┌──
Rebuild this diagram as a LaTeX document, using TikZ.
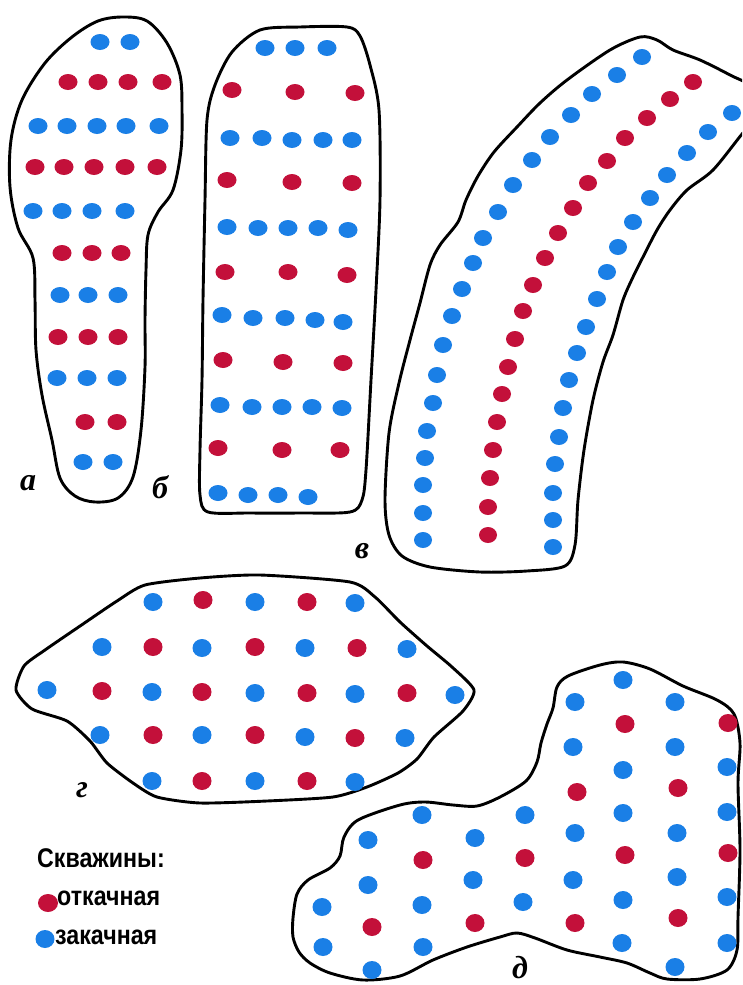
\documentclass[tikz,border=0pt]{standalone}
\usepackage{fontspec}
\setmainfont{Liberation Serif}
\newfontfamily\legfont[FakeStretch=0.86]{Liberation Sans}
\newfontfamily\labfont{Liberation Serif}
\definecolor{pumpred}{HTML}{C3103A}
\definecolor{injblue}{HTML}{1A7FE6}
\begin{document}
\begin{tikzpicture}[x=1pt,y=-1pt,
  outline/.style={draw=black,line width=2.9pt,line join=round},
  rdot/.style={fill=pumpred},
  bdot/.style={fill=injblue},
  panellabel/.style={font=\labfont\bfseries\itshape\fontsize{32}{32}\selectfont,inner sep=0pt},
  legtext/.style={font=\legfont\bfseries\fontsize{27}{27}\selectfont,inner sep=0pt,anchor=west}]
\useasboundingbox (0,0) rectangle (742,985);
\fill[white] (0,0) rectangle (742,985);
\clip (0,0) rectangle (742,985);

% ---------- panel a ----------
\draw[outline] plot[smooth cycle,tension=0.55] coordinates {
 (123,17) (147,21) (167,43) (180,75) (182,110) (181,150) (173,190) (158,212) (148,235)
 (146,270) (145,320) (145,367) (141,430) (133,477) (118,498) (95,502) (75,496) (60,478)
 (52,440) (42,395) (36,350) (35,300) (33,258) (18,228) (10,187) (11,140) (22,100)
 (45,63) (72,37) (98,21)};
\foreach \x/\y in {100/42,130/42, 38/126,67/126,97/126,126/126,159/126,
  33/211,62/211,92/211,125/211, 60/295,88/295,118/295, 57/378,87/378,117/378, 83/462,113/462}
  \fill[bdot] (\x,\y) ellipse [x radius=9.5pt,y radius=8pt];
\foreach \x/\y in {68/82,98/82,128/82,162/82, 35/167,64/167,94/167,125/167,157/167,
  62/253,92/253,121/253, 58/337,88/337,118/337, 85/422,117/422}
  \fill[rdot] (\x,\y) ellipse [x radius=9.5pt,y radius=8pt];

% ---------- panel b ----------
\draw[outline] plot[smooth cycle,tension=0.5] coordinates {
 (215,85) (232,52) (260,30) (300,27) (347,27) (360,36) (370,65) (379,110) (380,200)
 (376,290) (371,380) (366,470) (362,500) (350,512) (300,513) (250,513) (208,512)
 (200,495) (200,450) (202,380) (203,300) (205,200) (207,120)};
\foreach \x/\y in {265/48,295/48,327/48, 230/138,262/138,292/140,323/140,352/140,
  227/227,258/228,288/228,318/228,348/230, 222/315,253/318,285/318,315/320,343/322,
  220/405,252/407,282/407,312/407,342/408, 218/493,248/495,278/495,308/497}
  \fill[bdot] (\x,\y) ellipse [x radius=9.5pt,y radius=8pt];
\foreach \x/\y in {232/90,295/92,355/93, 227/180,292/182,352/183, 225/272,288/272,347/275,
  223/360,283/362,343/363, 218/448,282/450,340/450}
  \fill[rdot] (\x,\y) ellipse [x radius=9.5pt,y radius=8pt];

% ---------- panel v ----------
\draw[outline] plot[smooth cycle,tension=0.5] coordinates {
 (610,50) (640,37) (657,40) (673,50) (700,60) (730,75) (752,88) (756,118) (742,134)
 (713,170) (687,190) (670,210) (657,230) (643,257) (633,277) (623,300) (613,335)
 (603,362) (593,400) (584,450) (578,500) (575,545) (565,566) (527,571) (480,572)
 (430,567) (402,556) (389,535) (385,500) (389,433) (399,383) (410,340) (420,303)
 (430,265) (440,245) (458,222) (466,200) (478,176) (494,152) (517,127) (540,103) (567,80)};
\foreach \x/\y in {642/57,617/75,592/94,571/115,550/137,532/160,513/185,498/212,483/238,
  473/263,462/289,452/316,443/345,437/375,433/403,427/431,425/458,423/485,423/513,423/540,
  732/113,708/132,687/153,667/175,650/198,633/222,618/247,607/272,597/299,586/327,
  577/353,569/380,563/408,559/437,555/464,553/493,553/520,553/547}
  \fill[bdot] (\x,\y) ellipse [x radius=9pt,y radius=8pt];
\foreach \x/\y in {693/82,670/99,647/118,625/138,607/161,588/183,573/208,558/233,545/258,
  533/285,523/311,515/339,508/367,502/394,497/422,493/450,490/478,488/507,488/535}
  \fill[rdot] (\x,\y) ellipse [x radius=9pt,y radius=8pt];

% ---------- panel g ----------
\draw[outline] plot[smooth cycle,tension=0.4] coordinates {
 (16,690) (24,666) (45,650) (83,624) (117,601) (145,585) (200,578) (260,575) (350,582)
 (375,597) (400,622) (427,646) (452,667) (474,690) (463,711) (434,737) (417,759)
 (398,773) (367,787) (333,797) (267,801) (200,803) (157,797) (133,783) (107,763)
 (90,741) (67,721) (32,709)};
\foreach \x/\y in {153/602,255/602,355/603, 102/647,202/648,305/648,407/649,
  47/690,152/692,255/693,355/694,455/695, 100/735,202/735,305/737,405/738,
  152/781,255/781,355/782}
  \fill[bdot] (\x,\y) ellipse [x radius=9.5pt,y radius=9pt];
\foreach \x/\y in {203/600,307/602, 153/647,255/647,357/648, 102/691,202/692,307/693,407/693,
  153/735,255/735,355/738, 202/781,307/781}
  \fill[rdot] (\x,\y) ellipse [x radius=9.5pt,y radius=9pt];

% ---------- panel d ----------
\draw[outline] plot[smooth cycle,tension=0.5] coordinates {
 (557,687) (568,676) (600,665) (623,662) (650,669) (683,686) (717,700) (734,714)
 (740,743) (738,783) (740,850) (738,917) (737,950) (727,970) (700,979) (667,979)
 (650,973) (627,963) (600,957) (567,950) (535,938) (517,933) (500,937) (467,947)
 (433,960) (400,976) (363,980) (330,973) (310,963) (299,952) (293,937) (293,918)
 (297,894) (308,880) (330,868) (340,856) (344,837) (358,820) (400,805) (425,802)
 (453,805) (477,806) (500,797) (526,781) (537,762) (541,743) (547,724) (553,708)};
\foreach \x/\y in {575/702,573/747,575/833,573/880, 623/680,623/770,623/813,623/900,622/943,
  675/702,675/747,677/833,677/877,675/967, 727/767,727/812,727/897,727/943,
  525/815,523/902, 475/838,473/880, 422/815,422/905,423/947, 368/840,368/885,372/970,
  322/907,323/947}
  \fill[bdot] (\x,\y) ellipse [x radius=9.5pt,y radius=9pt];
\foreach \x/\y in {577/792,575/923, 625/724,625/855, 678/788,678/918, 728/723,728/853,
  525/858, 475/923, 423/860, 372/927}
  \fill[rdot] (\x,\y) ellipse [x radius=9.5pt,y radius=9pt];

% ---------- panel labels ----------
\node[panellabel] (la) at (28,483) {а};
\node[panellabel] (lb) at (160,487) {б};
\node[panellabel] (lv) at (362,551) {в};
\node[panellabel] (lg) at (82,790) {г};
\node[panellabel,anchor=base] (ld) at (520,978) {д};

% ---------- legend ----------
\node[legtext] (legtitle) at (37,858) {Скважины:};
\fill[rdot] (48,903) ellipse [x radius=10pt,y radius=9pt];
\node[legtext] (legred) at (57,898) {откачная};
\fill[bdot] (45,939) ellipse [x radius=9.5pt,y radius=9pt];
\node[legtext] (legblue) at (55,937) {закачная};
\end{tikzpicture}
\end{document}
└──
> _GIVEN REQUEST_:
Output an exact copy of the material, with the pictures removed.

> _EXERCISE SOLUTION_:
Rebuild this diagram as a LaTeX document, using TikZ.
\documentclass[tikz,border=0pt]{standalone}
\usepackage{fontspec}
\setmainfont{Liberation Serif}
\newfontfamily\legfont[FakeStretch=0.86]{Liberation Sans}
\newfontfamily\labfont{Liberation Serif}
\definecolor{pumpred}{HTML}{C3103A}
\definecolor{injblue}{HTML}{1A7FE6}
\begin{document}
\begin{tikzpicture}[x=1pt,y=-1pt,
  outline/.style={draw=black,line width=2.9pt,line join=round},
  rdot/.style={fill=pumpred},
  bdot/.style={fill=injblue},
  panellabel/.style={font=\labfont\bfseries\itshape\fontsize{32}{32}\selectfont,inner sep=0pt},
  legtext/.style={font=\legfont\bfseries\fontsize{27}{27}\selectfont,inner sep=0pt,anchor=west}]
\useasboundingbox (0,0) rectangle (742,985);
\fill[white] (0,0) rectangle (742,985);
\clip (0,0) rectangle (742,985);

% ---------- panel a ----------
\draw[outline] plot[smooth cycle,tension=0.55] coordinates {
 (123,17) (147,21) (167,43) (180,75) (182,110) (181,150) (173,190) (158,212) (148,235)
 (146,270) (145,320) (145,367) (141,430) (133,477) (118,498) (95,502) (75,496) (60,478)
 (52,440) (42,395) (36,350) (35,300) (33,258) (18,228) (10,187) (11,140) (22,100)
 (45,63) (72,37) (98,21)};
\foreach \x/\y in {100/42,130/42, 38/126,67/126,97/126,126/126,159/126,
  33/211,62/211,92/211,125/211, 60/295,88/295,118/295, 57/378,87/378,117/378, 83/462,113/462}
  \fill[bdot] (\x,\y) ellipse [x radius=9.5pt,y radius=8pt];
\foreach \x/\y in {68/82,98/82,128/82,162/82, 35/167,64/167,94/167,125/167,157/167,
  62/253,92/253,121/253, 58/337,88/337,118/337, 85/422,117/422}
  \fill[rdot] (\x,\y) ellipse [x radius=9.5pt,y radius=8pt];

% ---------- panel b ----------
\draw[outline] plot[smooth cycle,tension=0.5] coordinates {
 (215,85) (232,52) (260,30) (300,27) (347,27) (360,36) (370,65) (379,110) (380,200)
 (376,290) (371,380) (366,470) (362,500) (350,512) (300,513) (250,513) (208,512)
 (200,495) (200,450) (202,380) (203,300) (205,200) (207,120)};
\foreach \x/\y in {265/48,295/48,327/48, 230/138,262/138,292/140,323/140,352/140,
  227/227,258/228,288/228,318/228,348/230, 222/315,253/318,285/318,315/320,343/322,
  220/405,252/407,282/407,312/407,342/408, 218/493,248/495,278/495,308/497}
  \fill[bdot] (\x,\y) ellipse [x radius=9.5pt,y radius=8pt];
\foreach \x/\y in {232/90,295/92,355/93, 227/180,292/182,352/183, 225/272,288/272,347/275,
  223/360,283/362,343/363, 218/448,282/450,340/450}
  \fill[rdot] (\x,\y) ellipse [x radius=9.5pt,y radius=8pt];

% ---------- panel v ----------
\draw[outline] plot[smooth cycle,tension=0.5] coordinates {
 (610,50) (640,37) (657,40) (673,50) (700,60) (730,75) (752,88) (756,118) (742,134)
 (713,170) (687,190) (670,210) (657,230) (643,257) (633,277) (623,300) (613,335)
 (603,362) (593,400) (584,450) (578,500) (575,545) (565,566) (527,571) (480,572)
 (430,567) (402,556) (389,535) (385,500) (389,433) (399,383) (410,340) (420,303)
 (430,265) (440,245) (458,222) (466,200) (478,176) (494,152) (517,127) (540,103) (567,80)};
\foreach \x/\y in {642/57,617/75,592/94,571/115,550/137,532/160,513/185,498/212,483/238,
  473/263,462/289,452/316,443/345,437/375,433/403,427/431,425/458,423/485,423/513,423/540,
  732/113,708/132,687/153,667/175,650/198,633/222,618/247,607/272,597/299,586/327,
  577/353,569/380,563/408,559/437,555/464,553/493,553/520,553/547}
  \fill[bdot] (\x,\y) ellipse [x radius=9pt,y radius=8pt];
\foreach \x/\y in {693/82,670/99,647/118,625/138,607/161,588/183,573/208,558/233,545/258,
  533/285,523/311,515/339,508/367,502/394,497/422,493/450,490/478,488/507,488/535}
  \fill[rdot] (\x,\y) ellipse [x radius=9pt,y radius=8pt];

% ---------- panel g ----------
\draw[outline] plot[smooth cycle,tension=0.4] coordinates {
 (16,690) (24,666) (45,650) (83,624) (117,601) (145,585) (200,578) (260,575) (350,582)
 (375,597) (400,622) (427,646) (452,667) (474,690) (463,711) (434,737) (417,759)
 (398,773) (367,787) (333,797) (267,801) (200,803) (157,797) (133,783) (107,763)
 (90,741) (67,721) (32,709)};
\foreach \x/\y in {153/602,255/602,355/603, 102/647,202/648,305/648,407/649,
  47/690,152/692,255/693,355/694,455/695, 100/735,202/735,305/737,405/738,
  152/781,255/781,355/782}
  \fill[bdot] (\x,\y) ellipse [x radius=9.5pt,y radius=9pt];
\foreach \x/\y in {203/600,307/602, 153/647,255/647,357/648, 102/691,202/692,307/693,407/693,
  153/735,255/735,355/738, 202/781,307/781}
  \fill[rdot] (\x,\y) ellipse [x radius=9.5pt,y radius=9pt];

% ---------- panel d ----------
\draw[outline] plot[smooth cycle,tension=0.5] coordinates {
 (557,687) (568,676) (600,665) (623,662) (650,669) (683,686) (717,700) (734,714)
 (740,743) (738,783) (740,850) (738,917) (737,950) (727,970) (700,979) (667,979)
 (650,973) (627,963) (600,957) (567,950) (535,938) (517,933) (500,937) (467,947)
 (433,960) (400,976) (363,980) (330,973) (310,963) (299,952) (293,937) (293,918)
 (297,894) (308,880) (330,868) (340,856) (344,837) (358,820) (400,805) (425,802)
 (453,805) (477,806) (500,797) (526,781) (537,762) (541,743) (547,724) (553,708)};
\foreach \x/\y in {575/702,573/747,575/833,573/880, 623/680,623/770,623/813,623/900,622/943,
  675/702,675/747,677/833,677/877,675/967, 727/767,727/812,727/897,727/943,
  525/815,523/902, 475/838,473/880, 422/815,422/905,423/947, 368/840,368/885,372/970,
  322/907,323/947}
  \fill[bdot] (\x,\y) ellipse [x radius=9.5pt,y radius=9pt];
\foreach \x/\y in {577/792,575/923, 625/724,625/855, 678/788,678/918, 728/723,728/853,
  525/858, 475/923, 423/860, 372/927}
  \fill[rdot] (\x,\y) ellipse [x radius=9.5pt,y radius=9pt];

% ---------- panel labels ----------
\node[panellabel] (la) at (28,483) {а};
\node[panellabel] (lb) at (160,487) {б};
\node[panellabel] (lv) at (362,551) {в};
\node[panellabel] (lg) at (82,790) {г};
\node[panellabel,anchor=base] (ld) at (520,978) {д};

% ---------- legend ----------
\node[legtext] (legtitle) at (37,858) {Скважины:};
\fill[rdot] (48,903) ellipse [x radius=10pt,y radius=9pt];
\node[legtext] (legred) at (57,898) {откачная};
\fill[bdot] (45,939) ellipse [x radius=9.5pt,y radius=9pt];
\node[legtext] (legblue) at (55,937) {закачная};
\end{tikzpicture}
\end{document}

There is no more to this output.